** Start Data block **

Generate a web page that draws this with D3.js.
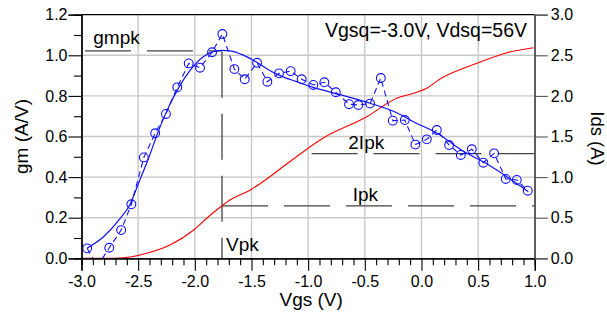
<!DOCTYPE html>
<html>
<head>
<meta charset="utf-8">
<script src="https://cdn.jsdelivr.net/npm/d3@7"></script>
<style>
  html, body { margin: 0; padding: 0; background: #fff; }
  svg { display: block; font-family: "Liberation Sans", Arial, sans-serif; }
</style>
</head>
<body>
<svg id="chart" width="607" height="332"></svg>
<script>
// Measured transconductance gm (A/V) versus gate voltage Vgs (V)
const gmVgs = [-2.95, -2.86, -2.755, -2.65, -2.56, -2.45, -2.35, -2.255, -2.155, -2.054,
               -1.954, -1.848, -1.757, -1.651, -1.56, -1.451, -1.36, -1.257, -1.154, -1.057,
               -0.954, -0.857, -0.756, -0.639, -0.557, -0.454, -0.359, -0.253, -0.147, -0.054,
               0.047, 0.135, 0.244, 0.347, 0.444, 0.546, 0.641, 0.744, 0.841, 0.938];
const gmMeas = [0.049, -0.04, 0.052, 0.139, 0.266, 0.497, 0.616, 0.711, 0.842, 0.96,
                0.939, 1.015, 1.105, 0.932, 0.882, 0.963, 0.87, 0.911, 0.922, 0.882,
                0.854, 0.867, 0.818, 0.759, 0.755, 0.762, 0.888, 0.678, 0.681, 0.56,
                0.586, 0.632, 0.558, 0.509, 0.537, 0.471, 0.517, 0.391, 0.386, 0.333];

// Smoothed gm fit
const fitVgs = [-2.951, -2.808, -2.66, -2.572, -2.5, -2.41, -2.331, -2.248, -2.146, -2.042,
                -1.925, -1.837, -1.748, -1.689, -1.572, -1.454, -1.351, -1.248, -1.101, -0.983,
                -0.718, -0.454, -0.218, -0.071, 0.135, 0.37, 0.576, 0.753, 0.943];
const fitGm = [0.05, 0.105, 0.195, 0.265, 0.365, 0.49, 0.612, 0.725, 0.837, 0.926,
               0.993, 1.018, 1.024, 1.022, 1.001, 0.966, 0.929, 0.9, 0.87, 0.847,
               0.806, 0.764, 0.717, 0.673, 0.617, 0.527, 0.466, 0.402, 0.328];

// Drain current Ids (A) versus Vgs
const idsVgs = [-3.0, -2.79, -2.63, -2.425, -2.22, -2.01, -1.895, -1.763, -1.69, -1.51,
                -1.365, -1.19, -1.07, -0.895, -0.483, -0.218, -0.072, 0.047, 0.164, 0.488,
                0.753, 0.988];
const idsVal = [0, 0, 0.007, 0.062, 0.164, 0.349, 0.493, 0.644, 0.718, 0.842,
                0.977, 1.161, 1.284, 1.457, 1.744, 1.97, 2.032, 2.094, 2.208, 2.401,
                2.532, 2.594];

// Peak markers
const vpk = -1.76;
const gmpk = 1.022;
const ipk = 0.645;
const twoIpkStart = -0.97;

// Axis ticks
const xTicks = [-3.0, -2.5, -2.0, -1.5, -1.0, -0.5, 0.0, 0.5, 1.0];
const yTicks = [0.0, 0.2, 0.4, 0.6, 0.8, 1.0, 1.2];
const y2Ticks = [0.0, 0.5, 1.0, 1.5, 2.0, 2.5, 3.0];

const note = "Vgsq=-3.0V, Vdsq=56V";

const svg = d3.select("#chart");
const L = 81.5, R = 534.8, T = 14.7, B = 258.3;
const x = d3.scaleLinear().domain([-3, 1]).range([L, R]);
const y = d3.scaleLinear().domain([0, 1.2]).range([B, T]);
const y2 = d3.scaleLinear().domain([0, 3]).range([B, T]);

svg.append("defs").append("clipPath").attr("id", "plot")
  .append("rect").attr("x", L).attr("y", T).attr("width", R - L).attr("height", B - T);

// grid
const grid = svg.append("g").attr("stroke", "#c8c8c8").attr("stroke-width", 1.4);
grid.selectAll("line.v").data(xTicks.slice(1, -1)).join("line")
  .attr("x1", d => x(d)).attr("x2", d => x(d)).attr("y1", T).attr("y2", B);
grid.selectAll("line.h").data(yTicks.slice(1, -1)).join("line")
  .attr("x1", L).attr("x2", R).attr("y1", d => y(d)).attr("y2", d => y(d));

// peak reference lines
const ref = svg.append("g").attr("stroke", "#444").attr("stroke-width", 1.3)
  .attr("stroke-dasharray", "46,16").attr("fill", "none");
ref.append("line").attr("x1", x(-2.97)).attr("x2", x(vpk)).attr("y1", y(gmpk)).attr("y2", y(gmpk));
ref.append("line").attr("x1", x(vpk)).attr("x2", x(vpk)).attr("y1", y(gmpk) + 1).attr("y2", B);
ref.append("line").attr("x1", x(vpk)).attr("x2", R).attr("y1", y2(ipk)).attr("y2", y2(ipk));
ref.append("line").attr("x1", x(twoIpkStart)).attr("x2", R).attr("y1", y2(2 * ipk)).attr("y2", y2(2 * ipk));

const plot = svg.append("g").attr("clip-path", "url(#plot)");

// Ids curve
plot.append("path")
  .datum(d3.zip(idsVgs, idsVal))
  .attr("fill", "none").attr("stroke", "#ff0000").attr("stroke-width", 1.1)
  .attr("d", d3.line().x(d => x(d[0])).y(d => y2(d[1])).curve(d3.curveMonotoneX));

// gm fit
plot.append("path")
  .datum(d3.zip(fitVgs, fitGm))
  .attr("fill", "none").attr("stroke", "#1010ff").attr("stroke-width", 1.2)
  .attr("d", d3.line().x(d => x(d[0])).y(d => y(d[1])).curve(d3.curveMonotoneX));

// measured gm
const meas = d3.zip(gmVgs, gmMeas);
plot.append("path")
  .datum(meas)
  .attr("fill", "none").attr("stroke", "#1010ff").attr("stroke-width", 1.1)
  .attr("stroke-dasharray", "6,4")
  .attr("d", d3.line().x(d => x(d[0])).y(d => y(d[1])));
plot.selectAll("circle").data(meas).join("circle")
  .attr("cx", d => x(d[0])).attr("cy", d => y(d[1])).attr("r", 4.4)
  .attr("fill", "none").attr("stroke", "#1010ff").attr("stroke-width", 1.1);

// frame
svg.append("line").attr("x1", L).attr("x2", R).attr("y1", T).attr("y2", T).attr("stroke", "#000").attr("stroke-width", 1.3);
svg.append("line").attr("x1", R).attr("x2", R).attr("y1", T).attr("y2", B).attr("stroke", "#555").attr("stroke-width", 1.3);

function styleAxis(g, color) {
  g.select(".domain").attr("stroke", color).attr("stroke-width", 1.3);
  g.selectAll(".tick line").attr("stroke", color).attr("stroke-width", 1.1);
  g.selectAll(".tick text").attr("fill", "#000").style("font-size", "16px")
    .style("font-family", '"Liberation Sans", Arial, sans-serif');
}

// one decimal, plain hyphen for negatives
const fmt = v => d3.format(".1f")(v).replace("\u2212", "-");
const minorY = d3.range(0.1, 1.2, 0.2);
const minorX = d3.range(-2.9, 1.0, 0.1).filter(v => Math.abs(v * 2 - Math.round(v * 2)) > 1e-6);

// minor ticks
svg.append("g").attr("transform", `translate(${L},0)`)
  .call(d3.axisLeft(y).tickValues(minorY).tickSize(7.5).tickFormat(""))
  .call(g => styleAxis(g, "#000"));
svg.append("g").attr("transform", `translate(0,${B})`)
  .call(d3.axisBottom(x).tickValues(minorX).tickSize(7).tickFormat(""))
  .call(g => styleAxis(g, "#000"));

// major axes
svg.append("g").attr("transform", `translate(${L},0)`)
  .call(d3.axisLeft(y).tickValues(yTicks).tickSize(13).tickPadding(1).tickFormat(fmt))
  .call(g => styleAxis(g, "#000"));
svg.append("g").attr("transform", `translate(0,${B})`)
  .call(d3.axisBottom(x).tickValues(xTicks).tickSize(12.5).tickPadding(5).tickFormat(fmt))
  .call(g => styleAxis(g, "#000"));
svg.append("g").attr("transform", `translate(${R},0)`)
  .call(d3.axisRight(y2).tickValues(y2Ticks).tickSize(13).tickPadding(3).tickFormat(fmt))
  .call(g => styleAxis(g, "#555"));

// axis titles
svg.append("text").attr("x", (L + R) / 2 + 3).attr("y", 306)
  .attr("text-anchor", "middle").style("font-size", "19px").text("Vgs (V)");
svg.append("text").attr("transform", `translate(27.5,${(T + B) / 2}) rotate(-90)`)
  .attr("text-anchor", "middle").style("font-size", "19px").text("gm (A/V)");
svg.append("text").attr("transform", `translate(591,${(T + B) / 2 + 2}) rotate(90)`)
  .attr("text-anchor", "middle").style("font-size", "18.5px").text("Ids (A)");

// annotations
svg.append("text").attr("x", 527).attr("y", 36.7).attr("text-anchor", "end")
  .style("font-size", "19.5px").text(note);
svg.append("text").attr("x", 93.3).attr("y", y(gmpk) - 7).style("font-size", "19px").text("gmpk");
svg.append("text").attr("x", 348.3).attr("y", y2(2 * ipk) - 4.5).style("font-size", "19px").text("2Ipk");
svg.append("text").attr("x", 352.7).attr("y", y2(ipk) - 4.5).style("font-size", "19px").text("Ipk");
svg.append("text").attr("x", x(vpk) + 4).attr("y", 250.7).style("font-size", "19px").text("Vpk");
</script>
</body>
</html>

** End Data block **

_Exercise prompt_. Transcribe exactly, with no pictures, the lines running from the first line of the material through the line holding "const twoIpkStart = -0.97;".

_Result_.
Generate a web page that draws this with D3.js.
<!DOCTYPE html>
<html>
<head>
<meta charset="utf-8">
<script src="https://cdn.jsdelivr.net/npm/d3@7"></script>
<style>
  html, body { margin: 0; padding: 0; background: #fff; }
  svg { display: block; font-family: "Liberation Sans", Arial, sans-serif; }
</style>
</head>
<body>
<svg id="chart" width="607" height="332"></svg>
<script>
// Measured transconductance gm (A/V) versus gate voltage Vgs (V)
const gmVgs = [-2.95, -2.86, -2.755, -2.65, -2.56, -2.45, -2.35, -2.255, -2.155, -2.054,
               -1.954, -1.848, -1.757, -1.651, -1.56, -1.451, -1.36, -1.257, -1.154, -1.057,
               -0.954, -0.857, -0.756, -0.639, -0.557, -0.454, -0.359, -0.253, -0.147, -0.054,
               0.047, 0.135, 0.244, 0.347, 0.444, 0.546, 0.641, 0.744, 0.841, 0.938];
const gmMeas = [0.049, -0.04, 0.052, 0.139, 0.266, 0.497, 0.616, 0.711, 0.842, 0.96,
                0.939, 1.015, 1.105, 0.932, 0.882, 0.963, 0.87, 0.911, 0.922, 0.882,
                0.854, 0.867, 0.818, 0.759, 0.755, 0.762, 0.888, 0.678, 0.681, 0.56,
                0.586, 0.632, 0.558, 0.509, 0.537, 0.471, 0.517, 0.391, 0.386, 0.333];

// Smoothed gm fit
const fitVgs = [-2.951, -2.808, -2.66, -2.572, -2.5, -2.41, -2.331, -2.248, -2.146, -2.042,
                -1.925, -1.837, -1.748, -1.689, -1.572, -1.454, -1.351, -1.248, -1.101, -0.983,
                -0.718, -0.454, -0.218, -0.071, 0.135, 0.37, 0.576, 0.753, 0.943];
const fitGm = [0.05, 0.105, 0.195, 0.265, 0.365, 0.49, 0.612, 0.725, 0.837, 0.926,
               0.993, 1.018, 1.024, 1.022, 1.001, 0.966, 0.929, 0.9, 0.87, 0.847,
               0.806, 0.764, 0.717, 0.673, 0.617, 0.527, 0.466, 0.402, 0.328];

// Drain current Ids (A) versus Vgs
const idsVgs = [-3.0, -2.79, -2.63, -2.425, -2.22, -2.01, -1.895, -1.763, -1.69, -1.51,
                -1.365, -1.19, -1.07, -0.895, -0.483, -0.218, -0.072, 0.047, 0.164, 0.488,
                0.753, 0.988];
const idsVal = [0, 0, 0.007, 0.062, 0.164, 0.349, 0.493, 0.644, 0.718, 0.842,
                0.977, 1.161, 1.284, 1.457, 1.744, 1.97, 2.032, 2.094, 2.208, 2.401,
                2.532, 2.594];

// Peak markers
const vpk = -1.76;
const gmpk = 1.022;
const ipk = 0.645;
const twoIpkStart = -0.97;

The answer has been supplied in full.